O histórico de Russell Crowe
Vale lembrar que o ator Russell Crowe, vencedor do Oscar por Gladiador (2001), acumula episódios de agressividade documentados pela imprensa. Em 2005, foi preso em Nova York após agredir um funcionário de hotel ao jogar um telefone contra ele. Em 2002, admitiu publicamente não se arrepender de um confronto físico com um executivo de TV durante a cerimônia do Bafta.
Esses antecedentes, porém, não foram suficientes para que sua versão fosse posta em xeque. Ao contrário: quem foi julgada e ridicularizada foi a mulher que o denunciou.
Machismo estrutural e cumplicidade social
Esse duplo padrão revela como o machismo estrutural opera: o benefício da dúvida é quase sempre concedido ao homem, mesmo quando há evidências de comportamento violento. Já a mulher, especialmente quando negra como Azealia Banks, precisa enfrentar não apenas a violência sofrida, mas também a descrença pública e o linchamento moral.

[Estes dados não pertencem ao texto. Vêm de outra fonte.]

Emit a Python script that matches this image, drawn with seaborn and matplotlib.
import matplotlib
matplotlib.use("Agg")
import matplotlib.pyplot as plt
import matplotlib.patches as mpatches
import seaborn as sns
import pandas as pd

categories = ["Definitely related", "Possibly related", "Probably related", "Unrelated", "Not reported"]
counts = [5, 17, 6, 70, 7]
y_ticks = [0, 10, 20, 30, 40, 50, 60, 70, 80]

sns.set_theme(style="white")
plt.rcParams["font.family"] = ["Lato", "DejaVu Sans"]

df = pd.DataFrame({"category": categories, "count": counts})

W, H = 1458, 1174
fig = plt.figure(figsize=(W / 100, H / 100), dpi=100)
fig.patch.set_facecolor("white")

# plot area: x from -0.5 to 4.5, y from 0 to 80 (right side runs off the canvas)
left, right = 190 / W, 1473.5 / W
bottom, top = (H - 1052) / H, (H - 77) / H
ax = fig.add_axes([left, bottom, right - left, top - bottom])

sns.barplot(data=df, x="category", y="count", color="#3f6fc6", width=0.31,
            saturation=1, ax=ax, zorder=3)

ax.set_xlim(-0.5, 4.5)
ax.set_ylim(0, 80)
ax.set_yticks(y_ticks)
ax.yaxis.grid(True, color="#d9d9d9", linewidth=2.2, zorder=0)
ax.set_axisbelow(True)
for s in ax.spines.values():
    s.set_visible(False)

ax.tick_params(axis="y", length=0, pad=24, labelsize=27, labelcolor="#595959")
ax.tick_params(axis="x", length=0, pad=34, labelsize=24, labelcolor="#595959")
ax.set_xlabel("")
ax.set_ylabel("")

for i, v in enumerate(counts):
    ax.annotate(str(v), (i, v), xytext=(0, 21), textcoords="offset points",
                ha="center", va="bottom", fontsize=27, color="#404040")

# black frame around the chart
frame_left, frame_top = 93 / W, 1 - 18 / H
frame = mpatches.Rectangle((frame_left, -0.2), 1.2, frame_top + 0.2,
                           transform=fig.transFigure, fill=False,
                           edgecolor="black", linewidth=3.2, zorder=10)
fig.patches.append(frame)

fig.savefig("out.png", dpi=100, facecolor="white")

O mais grave é perceber que essas dúvidas não vêm apenas de homens. Muitas mulheres também reproduzem o mesmo discurso de descrédito, o que mostra a força da cultura patriarcal e o quanto ela atravessa relações sociais de maneira transversal.
A questão que fica é: até quando o mundo seguirá julgando a mulher antes mesmo de ouvir sua voz, e protegendo homens poderosos, mesmo diante de seus históricos de agressão?